Прежнему, левоцентровому руководству оставалось только апеллировать к партийному общественному мнению путем печати и открытых собраний. Создавшаяся в ЦК "коалиция направо", за несколько времени перед тем фактически упразднившая для себя партийную дисциплину, на этот раз решила восстановить ее против других с небывалою силой. На малолюдном заседании 27 сентября, шестью голосами (Авксентьева, Архангельского, Зензинова, Гоца, Затонского114 и Гендельмана) против двух, при двух воздержавшихся, была принята резолюция Зензинова: "Во всей своей политической деятельности ЦК выступает, как единое целое, и все члены его связаны внутреннею дисциплиной. Принятые постановления проводятся ЦК как таковым и все члены ЦК обязуются проводить общие решения ЦК во всех своих выступлениях вне партии, без права отстаивать мнения меньшинства и без права отдельного, идущего вразрез с мнением ЦК, голосования".
Этим было постановлено и предрешено, между прочим, постановление следующего заседания, 28 сентября. "Слушали: о разногласии в редакции "Дело народа" по поводу статьи В.М. Чернова. Постановили: статью В.М. Чернова "Уроки Демократического совещания" в "Деле народа" не печатать".
Для понимания как этого последнего, заключительного эпизода, так и всех предыдущих заявлений, протестов, голосований и переголосований с неопределенными результатами, необходимо принять во внимание то, что произошло на Демократическом совещании.
Как мы видели, Демократическое совещание официально созвано было для того, чтобы авторитетно вмешаться в решение вопроса о воссоздании Временного Революционного Правительства, частью распавшегося, частью ликвидированного Керенским во время Корниловского мятежа.
Керенский воображал, что может воссоздать его сам, без всякого постороннего вмешательства, как будто ровно ничего не произошло, приблизительно на прежних общих основаниях.
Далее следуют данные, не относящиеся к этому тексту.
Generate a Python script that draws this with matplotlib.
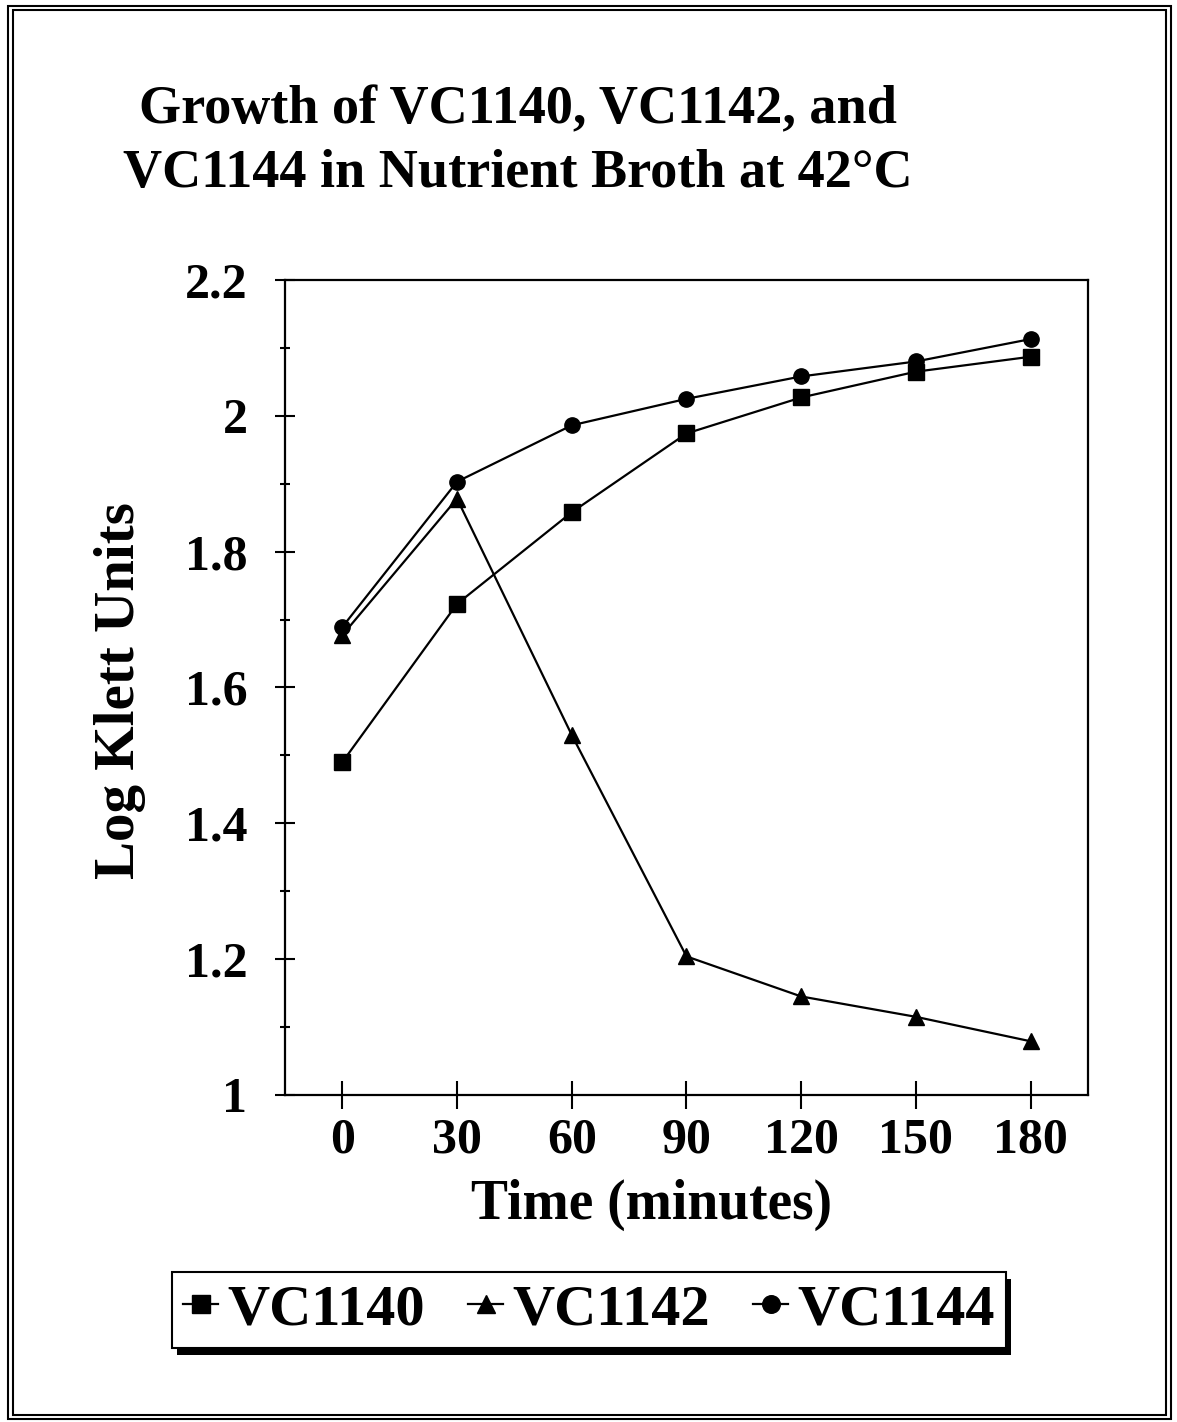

Он рассчитывал, что пост фактум его действия если и не одобрят, то волей-неволей с ними примирится и социалистическая и несоциалистическая демократия. Пусть они ведут между собою партию "на выигрыш" после, по окончании войны или созыва Учредительного собрания; пока же пусть довольствуются "ничейным" концом: в умении своим вмешательством свести дело к такому концу и заключается все искусство Керенского.
Но мятеж Корнилова переполнил чашу терпения. В советах не было компактного большинства против коалиции. Оно не приложило бы своей печати ни к какой комбинации, кроме однородного правительства "единого рабоче-крестьянского фронта". Кое-где оно заходило еще дальше этого, и впадало в большевизм. Большевики вместе в союзниками уже были гегемонами, или недалеко от этого, в советах обеих столиц115. Были опасения, что пример столиц показывает советам других городов картину их собственного не очень далекого будущего.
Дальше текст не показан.